- Born: Swaziland
- Died: Swaziland
- Children: Princess Lozinga
- Parents: King Sobhuza I (father); Queen LaVumisa Ndwandwe (mother);
- Relatives: King Mswati II (half-brother)

= Malambule =

Half-brother of King Mswati II and former regent of Eswatini

Prince Malambule Dlamini was a Swazi prince and the senior son of King Sobhuza I with Queen LaVumisa Ndwandwe. He served as regent of Eswatini after Sobhuza I's death in 1836, governing alongside Queen Lojiba Simelane until King Mswati II came of age in 1840. He was a half-brother to King Mswati II and played a significant role during the early years of his reign.

Both Malambule’s mother and King Mswati II's mother, Queen Tsandzile Ndwandwe, were from the Ndwandwe royal house of King Zwide kaLanga. LaVumisa was the daughter of Prince Vumisa, a brother of King Zwide, while Tsandzile was Zwide's own daughter.

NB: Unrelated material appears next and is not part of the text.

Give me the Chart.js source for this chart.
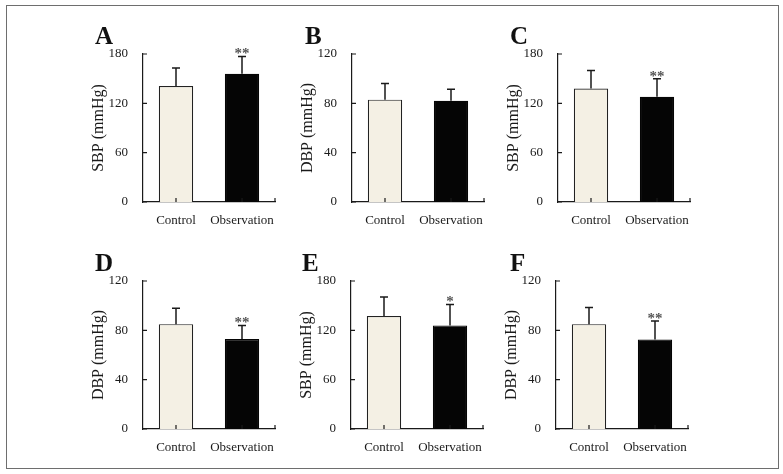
<!DOCTYPE html>
<html>
<head>
<meta charset="utf-8">
<script src="https://cdn.jsdelivr.net/npm/chart.js@4.4.1/dist/chart.umd.min.js"></script>
<style>
body { margin: 0; background: #fff; width: 783px; height: 474px; position: relative; overflow: hidden; }
.frame { position: absolute; left: 6px; top: 5px; width: 773px; height: 464px; border: 1.5px solid #6e6e6e; box-sizing: border-box; }
.panel { position: absolute; width: 202px; height: 213px; }
.letter { position: absolute; font: bold 25px "Liberation Serif", serif; color: #111; line-height: 1; }
</style>
</head>
<body>
<div class="frame"></div>
<script>
// data
var groups = ['Control', 'Observation'];
var panelLetters = ['A', 'B', 'C', 'D', 'E', 'F'];
var yTitles = ['SBP (mmHg)', 'DBP (mmHg)', 'SBP (mmHg)', 'DBP (mmHg)', 'SBP (mmHg)', 'DBP (mmHg)'];
var yMax = [180, 120, 180, 120, 180, 120];
var yStep = [60, 40, 60, 40, 60, 40];
var controlMean = [141, 83, 138, 85, 137.5, 85];
var controlSD = [22, 13, 22, 13, 23, 13.5];
var obsMean = [156, 82, 128, 73, 126, 72.5];
var obsSD = [21, 9.5, 22, 11, 25.5, 15];
var obsStars = ['**', '', '**', '**', '*', '**'];

// layout: canvas top-left and letter position for each panel
var canvasPos = [[83, 24], [292, 24], [498, 24], [83, 251], [291, 251], [496, 251]];
var letterPos = [[95, 23], [305, 23], [510, 23], [95, 250], [302, 250], [510, 250]];

var serif = '"Liberation Serif", "Times New Roman", serif';
var ink = '#1a1a1a';

// draws the SD whiskers, stars and the inward tick marks
var errorBars = {
  id: 'errorBars',
  afterDatasetsDraw: function(chart) {
    var i = chart.options.panelIndex;
    var ctx = chart.ctx;
    var ys = chart.scales.y, xs = chart.scales.x;
    var meta = chart.getDatasetMeta(0);
    var means = [controlMean[i], obsMean[i]];
    var sds = [controlSD[i], obsSD[i]];
    var stars = ['', obsStars[i]];
    ctx.save();
    ctx.strokeStyle = ink;
    ctx.lineWidth = 1.5;
    meta.data.forEach(function(bar, k) {
      var top = ys.getPixelForValue(means[k] + sds[k]);
      ctx.beginPath();
      ctx.moveTo(bar.x, bar.y);
      ctx.lineTo(bar.x, top);
      ctx.moveTo(bar.x - 4, top);
      ctx.lineTo(bar.x + 4, top);
      ctx.stroke();
      if (stars[k]) {
        ctx.fillStyle = '#555';
        ctx.font = 'bold 15px ' + serif;
        ctx.textAlign = 'center';
        ctx.textBaseline = 'alphabetic';
        ctx.fillText(stars[k], bar.x, top + 2);
      }
    });
    // inward ticks
    ctx.lineWidth = 1.2;
    ctx.beginPath();
    ys.ticks.forEach(function(t) {
      var py = ys.getPixelForValue(t.value);
      ctx.moveTo(xs.left, py);
      ctx.lineTo(xs.left + 4, py);
    });
    meta.data.forEach(function(bar) {
      ctx.moveTo(bar.x, ys.bottom);
      ctx.lineTo(bar.x, ys.bottom - 4);
    });
    ctx.moveTo(xs.right, ys.bottom);
    ctx.lineTo(xs.right, ys.bottom - 4);
    ctx.stroke();
    ctx.restore();
  }
};

panelLetters.forEach(function(letter, i) {
  var holder = document.createElement('div');
  holder.className = 'panel';
  holder.style.left = canvasPos[i][0] + 'px';
  holder.style.top = canvasPos[i][1] + 'px';
  var canvas = document.createElement('canvas');
  canvas.width = 202;
  canvas.height = 213;
  holder.appendChild(canvas);
  document.body.appendChild(holder);

  var lab = document.createElement('div');
  lab.className = 'letter';
  lab.textContent = letter;
  lab.style.left = letterPos[i][0] + 'px';
  lab.style.top = letterPos[i][1] + 'px';
  document.body.appendChild(lab);

  new Chart(canvas.getContext('2d'), {
    type: 'bar',
    data: {
      labels: groups,
      datasets: [{
        data: [controlMean[i], obsMean[i]],
        backgroundColor: ['#f4f0e4', '#050505'],
        borderColor: ['#222', '#050505'],
        borderWidth: 1.2,
        borderSkipped: 'bottom',
        categoryPercentage: 1,
        barPercentage: 0.52
      }]
    },
    options: {
      panelIndex: i,
      responsive: false,
      animation: false,
      layout: { padding: { top: 30, right: 10, left: 0, bottom: 0 } },
      plugins: { legend: { display: false }, tooltip: { enabled: false } },
      scales: {
        x: {
          grid: { display: false },
          border: { display: true, color: ink, width: 1.2 },
          ticks: { color: ink, font: { family: serif, size: 13 }, padding: 3, maxRotation: 0, minRotation: 0, autoSkip: false },
          afterFit: function(s) { s.height = 35; }
        },
        y: {
          min: 0,
          max: yMax[i],
          grid: { display: false },
          border: { display: true, color: ink, width: 1.2 },
          ticks: { stepSize: yStep[i], color: ink, font: { family: serif, size: 13 }, padding: 7 },
          title: { display: true, text: yTitles[i], color: ink, font: { family: serif, size: 16 }, padding: { top: 6, bottom: 0 } },
          afterFit: function(s) { s.width = 60; }
        }
      }
    },
    plugins: [errorBars]
  });
});
</script>
</body>
</html>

Their marriages to King Sobhuza were arranged to end the conflict between King Zwide and King Sobhuza. It was believed that becoming blood relatives would prevent further hostilities. Additionally, Prince Pholile, a daughter of King Sobhuza, was given in marriage to King Zwide.

==Conflict with Mswati II and exile==
When Mswati reached maturity and was ready to assume authority, Malambule refused to relinquish power, leading to conflict. Some accounts suggest that Mswati uncovered a plot by Malambule to kill him, while others claim Malambule had grown too powerful and was unwilling to step aside. Others suggest that upon handing over power, Malambule defiantly took a large number of royal cattle, known as Ludlambedlu.

During Sobhuza’s illness, LaVumisa had attempted to persuade him to consider Malambule as his successor, arguing that a child-king, referring to the young Mswati II, could bring instability in Swaziland. Malambule, already a grown man, was seen as a strong candidate. Sobhuza initially agreed but later changed his mind upon recovering, ultimately naming Mswati II -Tsandzile's son as heir.

The power struggle between the two brothers ended with Malambule's expulsion from the royal family. After his defeat, he fled in 1847 with his brothers, Princes Tsekwane, Fokoti, Sidubela, and Ndlela, seeking refuge with Zulu King Mpande. While in Zululand, Malambule launched several unsuccessful attacks on Mswati, raiding his cattle. However, he later fell out with Mpande and returned to Swaziland.

==Return from exile==
Upon their return, Malambule and his brothers sought refuge with the Kunene people near Mahamba. Mswati II learned of their presence there and sent 1,200 warriors to punish the Kunene for harbouring Malambule. The Kunene fled and sought refuge at the nearby Methodist mission station, established in 1844 by James Allison and Richard Giddy. During a Sunday service attended by hundreds, the Swazi regiments attacked the mission, killing dozens, including women and children. However, the missionaries were spared, as Mswati had warned against harming them.

Following the massacre, the surrounding area was largely abandoned, and one of the mission's outstations was burned down. Feeling unsafe, the missionaries left Swaziland with several converts in September 1846, relocating to Pietermaritzburg, KwaZulu-Natal, South Africa. For decades afterward, Swaziland remained closed to missionaries. It was only after King Mbandzeni took the throne in 1875 that churches were allowed to return.